● **Exercise details**:
Set down each line of the material that follows, exactly, with no pictures.

● **Data**:
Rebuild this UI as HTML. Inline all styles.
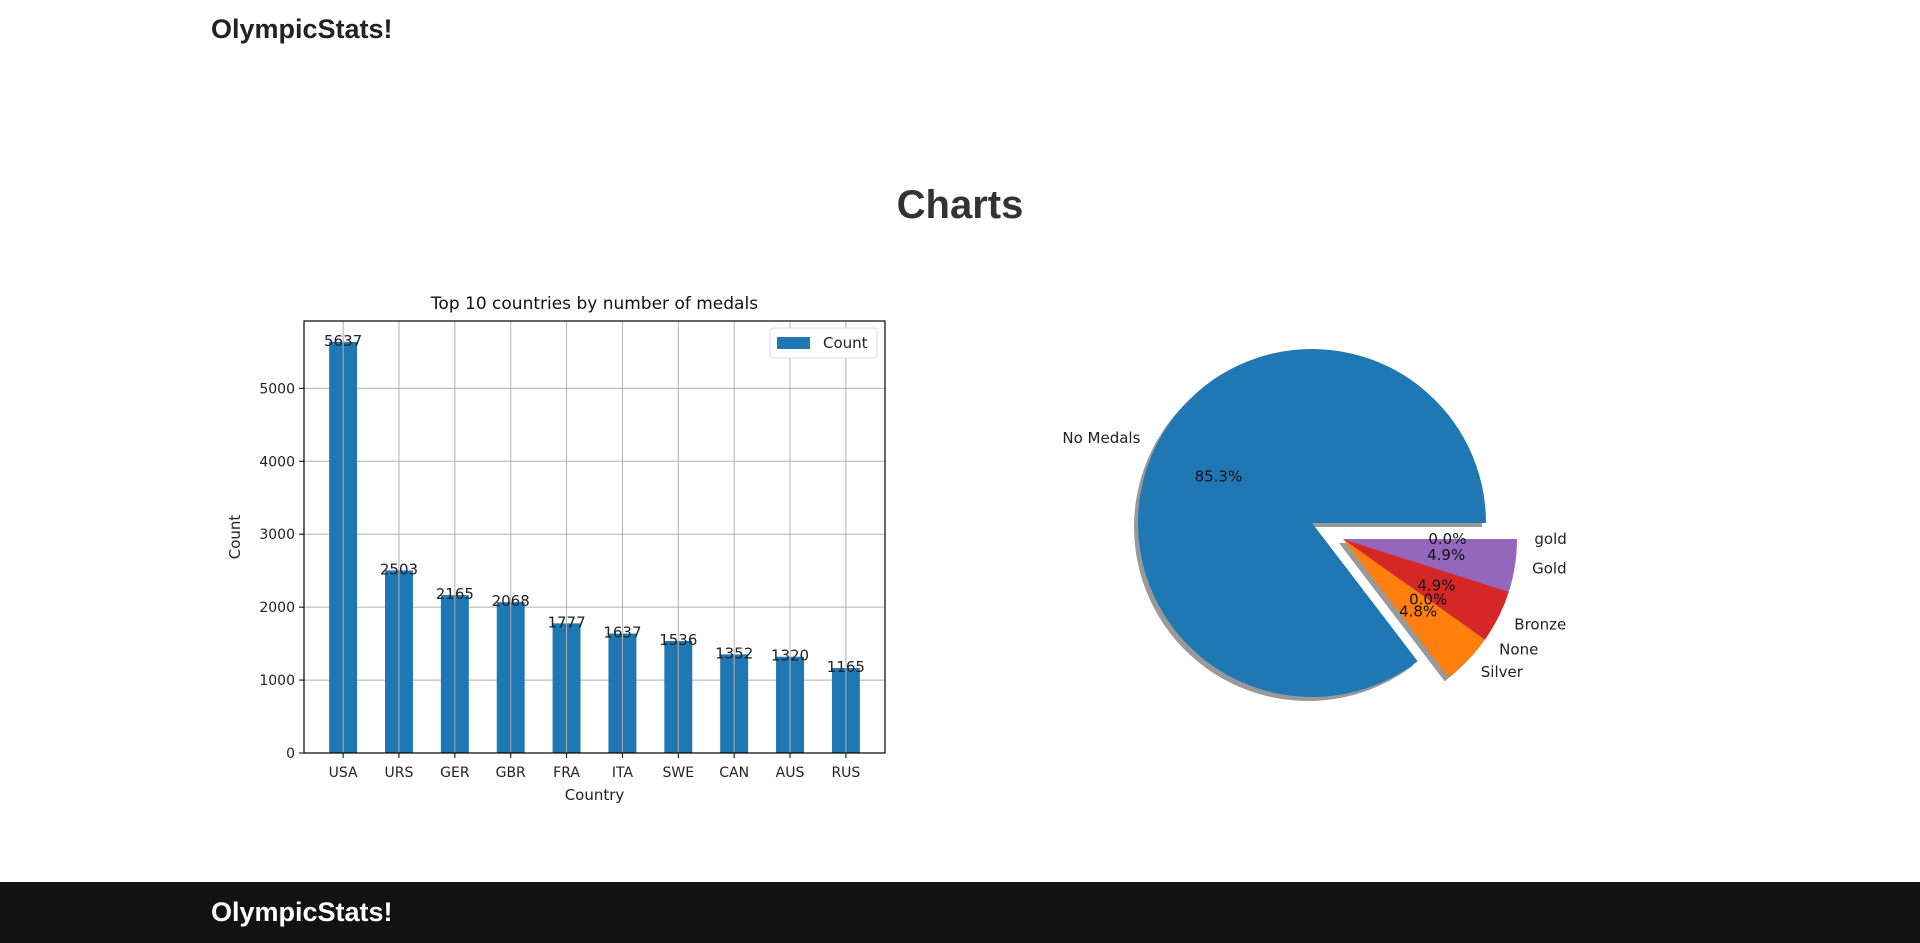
<!DOCTYPE html>
<html><head><meta charset="utf-8"><style>
body{margin:0;width:1920px;height:943px;background:#fff;position:relative;overflow:hidden;font-family:"Liberation Sans",sans-serif}
.brand{position:absolute;left:211px;font-weight:bold;font-size:27px;color:#222}
#footer{position:absolute;left:0;top:882px;width:1920px;height:61px;background:#121212}
h1{position:absolute;top:183px;left:0;width:1920px;text-align:center;margin:0;font-size:40px;color:#333}
svg text{font-family:"DejaVu Sans",sans-serif}
</style></head><body>
<div class="brand" style="top:14px">OlympicStats!</div>
<h1>Charts</h1>
<div id="footer"><div class="brand" style="top:15px;color:#fff">OlympicStats!</div></div>
<svg id="bar" width="1920" height="880" style="position:absolute;left:0;top:0"></svg>
<script>
const categories=["USA","URS","GER","GBR","FRA","ITA","SWE","CAN","AUS","RUS"];
const counts=[5637,2503,2165,2068,1777,1637,1536,1352,1320,1165];
const yTicks=[0,1000,2000,3000,4000,5000];
const pieLabels=["No Medals","Silver","None","Bronze","Gold","gold"];
const pieValues=[85.3,4.8,0.0,4.9,4.9,0.0];
const pieColors=["#1f77b4","#ff7f0e","#2ca02c","#d62728","#9467bd","#8c564b"];
const pieExploded=[false,true,true,true,true,true];

const NS="http://www.w3.org/2000/svg";
const svg=document.getElementById('bar');
function mk(t,a,p){const e=document.createElementNS(NS,t);for(const k in a)e.setAttribute(k,a[k]);(p||svg).appendChild(e);return e;}
const L=304,R=885,T=321,B=753,ymax=5923;
const y=v=>B-(B-T)*v/ymax;
const step=(R-L)/(categories.length+0.4);
const x=i=>L+step*(0.7+i);
yTicks.forEach(v=>{const l=mk('line',{x1:L,x2:R,y1:y(v),y2:y(v),stroke:'#b0b0b0','stroke-width':1});

mk('line',{x1:L-5,x2:L,y1:y(v),y2:y(v),stroke:'#000'});
const t=mk('text',{x:L-9,y:y(v)+5,'text-anchor':'end','font-size':14,fill:'#222'});t.textContent=v;
});
categories.forEach((c,i)=>{const r=mk('rect',{x:x(i)-step/4,y:y(counts[i]),width:step/2,height:B-y(counts[i]),fill:'#1f77b4'});

const g=mk('line',{x1:x(i),x2:x(i),y1:T,y2:B,stroke:'#b0b0b0','stroke-width':1});

mk('line',{x1:x(i),x2:x(i),y1:B,y2:B+5,stroke:'#000'});
const t=mk('text',{x:x(i),y:B+24,'text-anchor':'middle','font-size':14,fill:'#222'});t.textContent=c;

const v=mk('text',{x:x(i),y:y(counts[i])+4,'text-anchor':'middle','font-size':15,fill:'#222'});v.textContent=counts[i];
});
const fr=mk('rect',{x:L,y:T,width:R-L,height:B-T,fill:'none',stroke:'#000','stroke-width':1.2});

let t=mk('text',{x:(L+R)/2,y:309,'text-anchor':'middle','font-size':17,fill:'#111'});t.textContent='Top 10 countries by number of medals';

t=mk('text',{x:(L+R)/2,y:800,'text-anchor':'middle','font-size':15,fill:'#222'});t.textContent='Country';

t=mk('text',{x:0,y:0,'text-anchor':'middle','font-size':15,fill:'#222',transform:`translate(240,${(T+B)/2}) rotate(-90)`});t.textContent='Count';

const lg=mk('g',{});
mk('rect',{x:770,y:328,width:107,height:30,fill:'#fff',stroke:'#ddd',rx:3},lg);
mk('rect',{x:777,y:337,width:33,height:12,fill:'#1f77b4'},lg);
t=mk('text',{x:823,y:348,'font-size':15,fill:'#222'},lg);t.textContent='Count';
// pie
const cx=1312,cy=523,r=174,DX=31,DY=16;
const tot=pieValues.reduce((a,b)=>a+b,0);
function wedge(a0,a1,ox,oy,attrs){const p0=[ox+r*Math.cos(a0),oy-r*Math.sin(a0)],p1=[ox+r*Math.cos(a1),oy-r*Math.sin(a1)];
const large=(a1-a0)>Math.PI?1:0;return mk('path',Object.assign({d:`M${ox},${oy} L${p0[0]},${p0[1]} A${r},${r} 0 ${large} 0 ${p1[0]},${p1[1]} Z`},attrs));}
let a=0;const segs=[];
pieValues.forEach((v,i)=>{const a1=a+v/tot*2*Math.PI;const m=(a+a1)/2;
segs.push({a0:a,a1,m,ox:cx+(pieExploded[i]?DX:0),oy:cy+(pieExploded[i]?DY:0)});a=a1;});
segs.forEach((s,i)=>{if(pieValues[i]>0){const sh=wedge(s.a0,s.a1,s.ox-4,s.oy+4,{fill:'#555',opacity:0.6});
}});
segs.forEach((s,i)=>{if(pieValues[i]>0){const w=wedge(s.a0,s.a1,s.ox,s.oy,{fill:pieColors[i]});
}});
segs.forEach((s,i)=>{const lx=s.ox+1.1*r*Math.cos(s.m),ly=s.oy-1.1*r*Math.sin(s.m);
const anc=Math.cos(s.m)>=0?'start':'end';
const tl=mk('text',{x:lx,y:ly+5,'text-anchor':anc,'font-size':15,fill:'#222'});tl.textContent=pieLabels[i];

const px=s.ox+0.6*r*Math.cos(s.m),py=s.oy-0.6*r*Math.sin(s.m);
const tp=mk('text',{x:px,y:py+5,'text-anchor':'middle','font-size':15,fill:'#111'});tp.textContent=pieValues[i].toFixed(1)+'%';
});
</script>
</body></html>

● **Exercise answer**:
Rebuild this UI as HTML. Inline all styles.
<!DOCTYPE html>
<html><head><meta charset="utf-8"><style>
body{margin:0;width:1920px;height:943px;background:#fff;position:relative;overflow:hidden;font-family:"Liberation Sans",sans-serif}
.brand{position:absolute;left:211px;font-weight:bold;font-size:27px;color:#222}
#footer{position:absolute;left:0;top:882px;width:1920px;height:61px;background:#121212}
h1{position:absolute;top:183px;left:0;width:1920px;text-align:center;margin:0;font-size:40px;color:#333}
svg text{font-family:"DejaVu Sans",sans-serif}
</style></head><body>
<div class="brand" style="top:14px">OlympicStats!</div>
<h1>Charts</h1>
<div id="footer"><div class="brand" style="top:15px;color:#fff">OlympicStats!</div></div>
<svg id="bar" width="1920" height="880" style="position:absolute;left:0;top:0"></svg>
<script>
const categories=["USA","URS","GER","GBR","FRA","ITA","SWE","CAN","AUS","RUS"];
const counts=[5637,2503,2165,2068,1777,1637,1536,1352,1320,1165];
const yTicks=[0,1000,2000,3000,4000,5000];
const pieLabels=["No Medals","Silver","None","Bronze","Gold","gold"];
const pieValues=[85.3,4.8,0.0,4.9,4.9,0.0];
const pieColors=["#1f77b4","#ff7f0e","#2ca02c","#d62728","#9467bd","#8c564b"];
const pieExploded=[false,true,true,true,true,true];

const NS="http://www.w3.org/2000/svg";
const svg=document.getElementById('bar');
function mk(t,a,p){const e=document.createElementNS(NS,t);for(const k in a)e.setAttribute(k,a[k]);(p||svg).appendChild(e);return e;}
const L=304,R=885,T=321,B=753,ymax=5923;
const y=v=>B-(B-T)*v/ymax;
const step=(R-L)/(categories.length+0.4);
const x=i=>L+step*(0.7+i);
yTicks.forEach(v=>{const l=mk('line',{x1:L,x2:R,y1:y(v),y2:y(v),stroke:'#b0b0b0','stroke-width':1});

mk('line',{x1:L-5,x2:L,y1:y(v),y2:y(v),stroke:'#000'});
const t=mk('text',{x:L-9,y:y(v)+5,'text-anchor':'end','font-size':14,fill:'#222'});t.textContent=v;
});
categories.forEach((c,i)=>{const r=mk('rect',{x:x(i)-step/4,y:y(counts[i]),width:step/2,height:B-y(counts[i]),fill:'#1f77b4'});

const g=mk('line',{x1:x(i),x2:x(i),y1:T,y2:B,stroke:'#b0b0b0','stroke-width':1});

mk('line',{x1:x(i),x2:x(i),y1:B,y2:B+5,stroke:'#000'});
const t=mk('text',{x:x(i),y:B+24,'text-anchor':'middle','font-size':14,fill:'#222'});t.textContent=c;

const v=mk('text',{x:x(i),y:y(counts[i])+4,'text-anchor':'middle','font-size':15,fill:'#222'});v.textContent=counts[i];
});
const fr=mk('rect',{x:L,y:T,width:R-L,height:B-T,fill:'none',stroke:'#000','stroke-width':1.2});

let t=mk('text',{x:(L+R)/2,y:309,'text-anchor':'middle','font-size':17,fill:'#111'});t.textContent='Top 10 countries by number of medals';

t=mk('text',{x:(L+R)/2,y:800,'text-anchor':'middle','font-size':15,fill:'#222'});t.textContent='Country';

t=mk('text',{x:0,y:0,'text-anchor':'middle','font-size':15,fill:'#222',transform:`translate(240,${(T+B)/2}) rotate(-90)`});t.textContent='Count';

const lg=mk('g',{});
mk('rect',{x:770,y:328,width:107,height:30,fill:'#fff',stroke:'#ddd',rx:3},lg);
mk('rect',{x:777,y:337,width:33,height:12,fill:'#1f77b4'},lg);
t=mk('text',{x:823,y:348,'font-size':15,fill:'#222'},lg);t.textContent='Count';
// pie
const cx=1312,cy=523,r=174,DX=31,DY=16;
const tot=pieValues.reduce((a,b)=>a+b,0);
function wedge(a0,a1,ox,oy,attrs){const p0=[ox+r*Math.cos(a0),oy-r*Math.sin(a0)],p1=[ox+r*Math.cos(a1),oy-r*Math.sin(a1)];
const large=(a1-a0)>Math.PI?1:0;return mk('path',Object.assign({d:`M${ox},${oy} L${p0[0]},${p0[1]} A${r},${r} 0 ${large} 0 ${p1[0]},${p1[1]} Z`},attrs));}
let a=0;const segs=[];
pieValues.forEach((v,i)=>{const a1=a+v/tot*2*Math.PI;const m=(a+a1)/2;
segs.push({a0:a,a1,m,ox:cx+(pieExploded[i]?DX:0),oy:cy+(pieExploded[i]?DY:0)});a=a1;});
segs.forEach((s,i)=>{if(pieValues[i]>0){const sh=wedge(s.a0,s.a1,s.ox-4,s.oy+4,{fill:'#555',opacity:0.6});
}});
segs.forEach((s,i)=>{if(pieValues[i]>0){const w=wedge(s.a0,s.a1,s.ox,s.oy,{fill:pieColors[i]});
}});
segs.forEach((s,i)=>{const lx=s.ox+1.1*r*Math.cos(s.m),ly=s.oy-1.1*r*Math.sin(s.m);
const anc=Math.cos(s.m)>=0?'start':'end';
const tl=mk('text',{x:lx,y:ly+5,'text-anchor':anc,'font-size':15,fill:'#222'});tl.textContent=pieLabels[i];

const px=s.ox+0.6*r*Math.cos(s.m),py=s.oy-0.6*r*Math.sin(s.m);
const tp=mk('text',{x:px,y:py+5,'text-anchor':'middle','font-size':15,fill:'#111'});tp.textContent=pieValues[i].toFixed(1)+'%';
});
</script>
</body></html>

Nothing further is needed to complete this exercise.